Sopir berteriak-teriak sembari memukul-mukul badan bus. Penumpang yang hanya segelintir itu sontak ramai-ramai turun. Ini di tengah hutan. Bukit Barisan Selatan masih dipayungi kabut muram sementara matahari baru akan terbit.
Seorang bapak setengah baya menggerutu sembari menepuk-nepuk topinya. Sopir marah-marah tidak jelas sementara si kernet hanya terdiam memperhatikan. Asnya patah. Bus ini baru saja mengalami patah poros ketika berusaha untuk mendaki tanjakan di Bukit Barisan Selatan. Sebuah kesialan yang berlipat karena lintasan Liwa-Bintuhan ini adalah zona rawan bajing loncat, perampok jalanan.
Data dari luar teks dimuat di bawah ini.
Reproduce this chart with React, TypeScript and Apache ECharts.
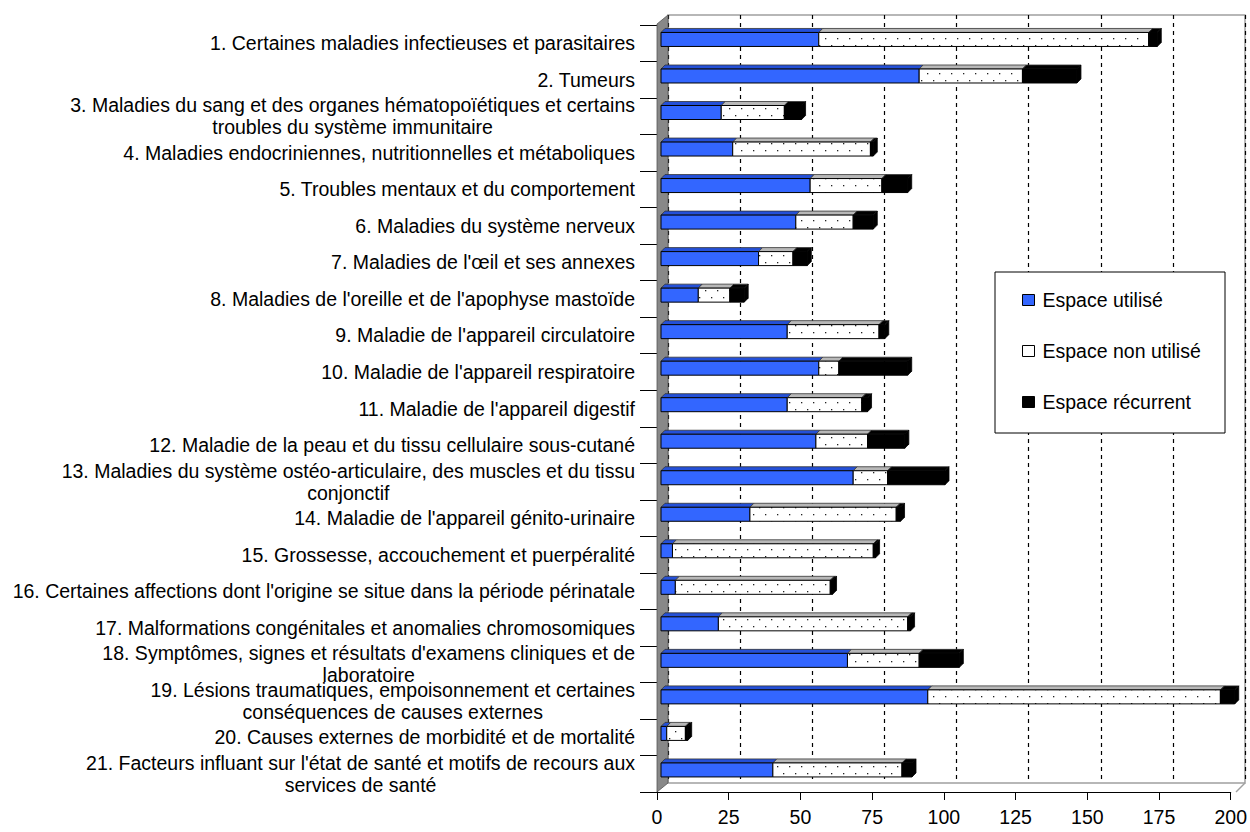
import React, { useEffect, useRef } from "react";
import * as echarts from "echarts";

const categories: string[] = [
  "1. Certaines maladies infectieuses et parasitaires",
  "2. Tumeurs",
  "3. Maladies du sang et des organes hématopoïétiques et certains\ntroubles du système immunitaire",
  "4. Maladies endocriniennes, nutritionnelles et métaboliques",
  "5. Troubles mentaux et du comportement",
  "6. Maladies du système nerveux",
  "7. Maladies de l'œil et ses annexes",
  "8. Maladies de l'oreille et de l'apophyse mastoïde",
  "9. Maladie de l'appareil circulatoire",
  "10. Maladie de l'appareil respiratoire",
  "11. Maladie de l'appareil digestif",
  "12. Maladie de la peau et du tissu cellulaire sous-cutané",
  "13. Maladies du système ostéo-articulaire, des muscles et du tissu\nconjonctif",
  "14. Maladie de l'appareil génito-urinaire",
  "15. Grossesse, accouchement et puerpéralité",
  "16. Certaines affections dont l'origine se situe dans la période périnatale",
  "17. Malformations congénitales et anomalies chromosomiques",
  "18. Symptômes, signes et résultats d'examens cliniques et de\nlaboratoire",
  "19. Lésions traumatiques, empoisonnement et certaines\nconséquences de causes externes",
  "20. Causes externes de morbidité et de mortalité",
  "21. Facteurs influant sur l'état de santé et motifs de recours aux\nservices de santé",
];

const seriesNames: string[] = ["Espace utilisé", "Espace non utilisé", "Espace récurrent"];

const espaceUtilise: number[] = [55, 90, 21, 25, 52, 47, 34, 13, 44, 55, 44, 54, 67, 31, 4, 5, 20, 65, 93, 2, 39];
const espaceNonUtilise: number[] = [115, 36, 22, 48, 25, 20, 12, 11, 32, 7, 26, 18, 12, 51, 70, 54, 66, 25, 102, 6.5, 45];
const espaceRecurrent: number[] = [3, 19, 6, 1, 9, 7, 5, 5, 2, 24, 2, 13, 20, 1.5, 0.8, 0.8, 1, 14, 5, 0.8, 3.5];

const xTicks: number[] = [0, 25, 50, 75, 100, 125, 150, 175, 200];

const FONT = "'Liberation Sans', Arial, sans-serif";

const dotTile =
  "data:image/svg+xml;charset=utf-8," +
  encodeURIComponent(
    '<svg xmlns="http://www.w3.org/2000/svg" width="12" height="14">' +
      '<rect width="12" height="14" fill="#ffffff"/>' +
      '<rect x="3" y="3" width="1.3" height="1.3" fill="#222"/>' +
      '<rect x="9" y="10" width="1.3" height="1.3" fill="#222"/>' +
      "</svg>"
  );

function buildSegments() {
  const seg: number[][][] = [[], [], []];
  categories.forEach((_, i) => {
    const a = espaceUtilise[i];
    const b = espaceNonUtilise[i];
    const c = espaceRecurrent[i];
    seg[0].push([i, 0, a]);
    seg[1].push([i, a, a + b]);
    seg[2].push([i, a + b, a + b + c]);
  });
  return seg;
}

const FRONT_COLORS = ["#3366ff", "pattern", "#000000"];
const TOP_COLORS = ["#2450d8", "#b8b8b8", "#000000"];

function makeRenderItem(kind: number) {
  return (params: any, api: any) => {
    const idx = api.value(0);
    const s = api.value(1);
    const e = api.value(2);
    const p0 = api.coord([s, idx]);
    const p1 = api.coord([e, idx]);
    const off = 4;
    const d = 4;
    const h = 14;
    const x0 = p0[0] + off;
    const x1 = p1[0] + off;
    const top = p0[1] - 10.8;
    const fill =
      kind === 1
        ? { image: dotTile, repeat: "repeat", imageWidth: 12, imageHeight: 14, x: 0, y: top }
        : FRONT_COLORS[kind];
    const children: any[] = [
      {
        type: "polygon",
        shape: {
          points: [
            [x0, top],
            [x0 + d, top - d],
            [x1 + d, top - d],
            [x1, top],
          ],
        },
        style: { fill: TOP_COLORS[kind], stroke: "#333", lineWidth: 0.8 },
      },
      {
        type: "rect",
        shape: { x: x0, y: top, width: Math.max(x1 - x0, 0.5), height: h },
        style: { fill, stroke: "#000", lineWidth: 1 },
      },
    ];
    if (kind === 2) {
      children.push({
        type: "polygon",
        shape: {
          points: [
            [x1, top],
            [x1 + d, top - d],
            [x1 + d, top + h - d],
            [x1, top + h],
          ],
        },
        style: { fill: "#000", stroke: "#000", lineWidth: 0.8 },
      });
    }
    return { type: "group", children };
  };
}

function labelFormatter(value: string) {
  const lines = value.split("\n");
  if (lines.length === 1) return value;
  return lines.map((l) => "{c|" + l + "}").join("\n");
}

export default function App() {
  const ref = useRef<HTMLDivElement>(null);

  useEffect(() => {
    if (!ref.current) return;
    const chart = echarts.init(ref.current, null, { renderer: "svg" });
    const seg = buildSegments();

    const option: any = {
      animation: false,
      backgroundColor: "#ffffff",
      textStyle: { fontFamily: FONT },
      grid: [
        { left: 657, right: 14, top: 25, bottom: 40, containLabel: false },
        {
          left: 668,
          right: 5,
          top: 15,
          bottom: 49,
          show: true,
          borderColor: "#a0a0a0",
          borderWidth: 1.5,
          backgroundColor: "transparent",
        },
      ],
      xAxis: [
        {
          type: "value",
          gridIndex: 0,
          min: xTicks[0],
          max: xTicks[xTicks.length - 1],
          interval: 25,
          axisLine: { show: true, lineStyle: { color: "#000", width: 1 } },
          axisTick: { show: true, length: 8, lineStyle: { color: "#000" } },
          axisLabel: { color: "#000", fontSize: 19.5, fontFamily: FONT, margin: 15 },
          splitLine: { show: false },
        },
        {
          type: "value",
          gridIndex: 1,
          min: xTicks[0],
          max: xTicks[xTicks.length - 1],
          interval: 25,
          axisLine: { show: false },
          axisTick: { show: false },
          axisLabel: { show: false },
          splitLine: { show: true, lineStyle: { color: "#000", type: [4, 4], width: 1.2 } },
        },
      ],
      yAxis: [
        {
          type: "category",
          gridIndex: 0,
          inverse: true,
          data: categories,
          axisLine: { show: true, lineStyle: { color: "#000", width: 1 } },
          axisTick: { show: true, length: 17, lineStyle: { color: "#000" } },
          axisLabel: {
            color: "#000",
            fontSize: 19.5,
            fontFamily: FONT,
            lineHeight: 22,
            margin: 22,
            interval: 0,
            formatter: labelFormatter,
            rich: { c: { align: "center", fontSize: 19.5, lineHeight: 22, fontFamily: FONT, color: "#000" } },
          },
          splitLine: { show: false },
        },
        { type: "value", gridIndex: 1, show: false, min: 0, max: 1 },
      ],
      legend: {
        orient: "vertical",
        left: 1022,
        top: 289,
        padding: 0,
        itemGap: 29,
        itemWidth: 12,
        itemHeight: 11,
        z: 60,
        textStyle: { color: "#000", fontSize: 19.5, fontFamily: FONT, lineHeight: 22, padding: [0, 0, 0, 3] },
        data: [
          { name: seriesNames[0], icon: "rect", itemStyle: { color: "#3366ff", borderColor: "#000", borderWidth: 1 } },
          { name: seriesNames[1], icon: "rect", itemStyle: { color: "#ffffff", borderColor: "#000", borderWidth: 1 } },
          { name: seriesNames[2], icon: "rect", itemStyle: { color: "#000000", borderColor: "#000", borderWidth: 1 } },
        ],
      },
      graphic: [
        {
          type: "polygon",
          z: 1,
          shape: { points: [[657, 24], [668, 15], [668, 783], [657, 792]] },
          style: { fill: "#888888", stroke: "#555", lineWidth: 0.8 },
        },
        {
          type: "line",
          z: 1,
          shape: { x1: 1236, y1: 792, x2: 1245, y2: 783 },
          style: { stroke: "#a0a0a0", lineWidth: 1.5 },
        },
        {
          type: "rect",
          z: 50,
          shape: { x: 995, y: 272, width: 230, height: 161 },
          style: { fill: "#ffffff", stroke: "#000", lineWidth: 1 },
        },
      ],
      series: [0, 1, 2].map((k) => ({
        name: seriesNames[k],
        type: "custom",
        xAxisIndex: 0,
        yAxisIndex: 0,
        z: 5,
        itemStyle: { color: k === 0 ? "#3366ff" : k === 1 ? "#ffffff" : "#000000" },
        encode: { x: [1, 2], y: 0 },
        renderItem: makeRenderItem(k),
        data: seg[k],
      })),
    };

    chart.setOption(option);
    return () => chart.dispose();
  }, []);

  return (
    <div
      ref={ref}
      style={{ position: "fixed", left: 0, top: 0, width: 1250, height: 832 }}
    />
  );
}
Butuh beberapa jam di wilayah penuh nestapa itu hingga datangnya bala bantuan dari bus lain sebelum kami bisa meneruskan perjalanan. Kembara dari Jakarta ke Bengkulu makan waktu lebih dari tiga puluh dua jam. Jumat pagi pukul sepuluh kami berlepas dari pelataran terminal Pulo Gadung. Hari ini, Sabtu pukul enam sore, kami tiba di Bengkulu.
Perjalanan panjang yang meratakan pantat itu menjadi catatan sendiri di dalam penjelajahan provinsi Bengkulu kali ini. Petualangan belum dimulai, masalah sudah menghadang.